### Problem to solve
Quote word for word the lines below, beginning with the first and ending with the one that has "x_ticks = [0, 5, 10, 15, 20, 25]". Drop the pictures.

[Collected data entries]

- - -

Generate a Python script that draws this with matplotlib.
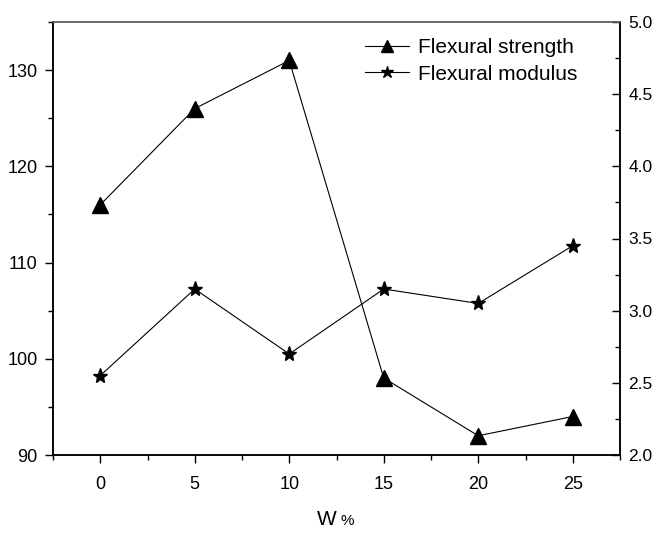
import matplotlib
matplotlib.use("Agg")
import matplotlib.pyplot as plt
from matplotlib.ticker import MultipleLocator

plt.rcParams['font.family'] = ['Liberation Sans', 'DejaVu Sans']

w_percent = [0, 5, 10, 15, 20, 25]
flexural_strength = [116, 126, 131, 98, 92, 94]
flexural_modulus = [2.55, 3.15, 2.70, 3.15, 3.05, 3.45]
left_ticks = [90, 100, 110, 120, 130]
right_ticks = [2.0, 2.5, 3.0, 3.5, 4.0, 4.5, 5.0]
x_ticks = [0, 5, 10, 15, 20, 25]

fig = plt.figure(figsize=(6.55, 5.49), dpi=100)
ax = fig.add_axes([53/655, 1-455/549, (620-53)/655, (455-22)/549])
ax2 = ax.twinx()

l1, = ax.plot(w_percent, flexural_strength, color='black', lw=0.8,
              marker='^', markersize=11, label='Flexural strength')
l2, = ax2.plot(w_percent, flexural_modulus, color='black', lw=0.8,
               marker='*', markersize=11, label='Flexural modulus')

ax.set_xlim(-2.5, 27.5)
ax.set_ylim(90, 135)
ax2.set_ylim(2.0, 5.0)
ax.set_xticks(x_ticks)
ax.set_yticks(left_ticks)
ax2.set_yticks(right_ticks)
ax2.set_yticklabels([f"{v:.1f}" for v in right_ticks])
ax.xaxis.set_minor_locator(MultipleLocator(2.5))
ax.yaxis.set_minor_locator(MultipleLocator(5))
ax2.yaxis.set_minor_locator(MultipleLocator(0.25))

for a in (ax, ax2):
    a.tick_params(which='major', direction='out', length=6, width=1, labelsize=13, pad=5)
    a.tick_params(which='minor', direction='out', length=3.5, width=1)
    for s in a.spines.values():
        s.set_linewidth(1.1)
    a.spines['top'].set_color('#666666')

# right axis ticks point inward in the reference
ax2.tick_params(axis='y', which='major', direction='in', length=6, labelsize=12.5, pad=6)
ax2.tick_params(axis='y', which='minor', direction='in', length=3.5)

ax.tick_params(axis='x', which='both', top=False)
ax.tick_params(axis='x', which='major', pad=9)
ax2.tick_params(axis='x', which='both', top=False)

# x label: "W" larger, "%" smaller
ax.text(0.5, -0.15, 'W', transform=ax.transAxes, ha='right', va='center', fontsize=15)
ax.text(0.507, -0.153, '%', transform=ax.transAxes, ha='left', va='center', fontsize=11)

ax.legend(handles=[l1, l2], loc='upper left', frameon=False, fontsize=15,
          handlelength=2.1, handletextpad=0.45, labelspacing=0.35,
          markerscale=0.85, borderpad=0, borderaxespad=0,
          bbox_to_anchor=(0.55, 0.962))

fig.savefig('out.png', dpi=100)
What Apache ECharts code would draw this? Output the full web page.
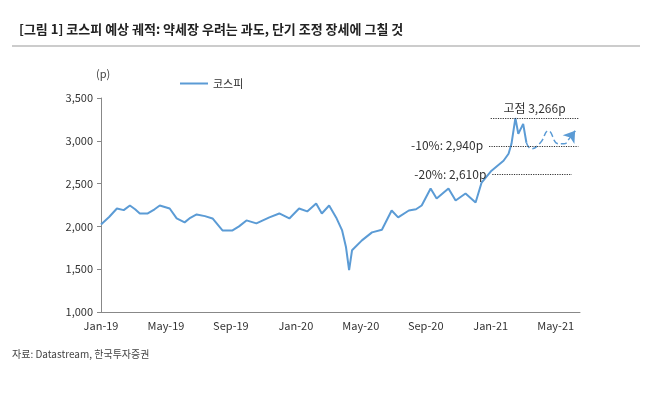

- - -

### Response to this task
Generate a Python script that draws this with matplotlib.
import matplotlib
matplotlib.use("Agg")
import matplotlib.pyplot as plt
from matplotlib.ticker import MultipleLocator

plt.rcParams['font.family'] = ['Liberation Sans', 'DejaVu Sans']

w_percent = [0, 5, 10, 15, 20, 25]
flexural_strength = [116, 126, 131, 98, 92, 94]
flexural_modulus = [2.55, 3.15, 2.70, 3.15, 3.05, 3.45]
left_ticks = [90, 100, 110, 120, 130]
right_ticks = [2.0, 2.5, 3.0, 3.5, 4.0, 4.5, 5.0]
x_ticks = [0, 5, 10, 15, 20, 25]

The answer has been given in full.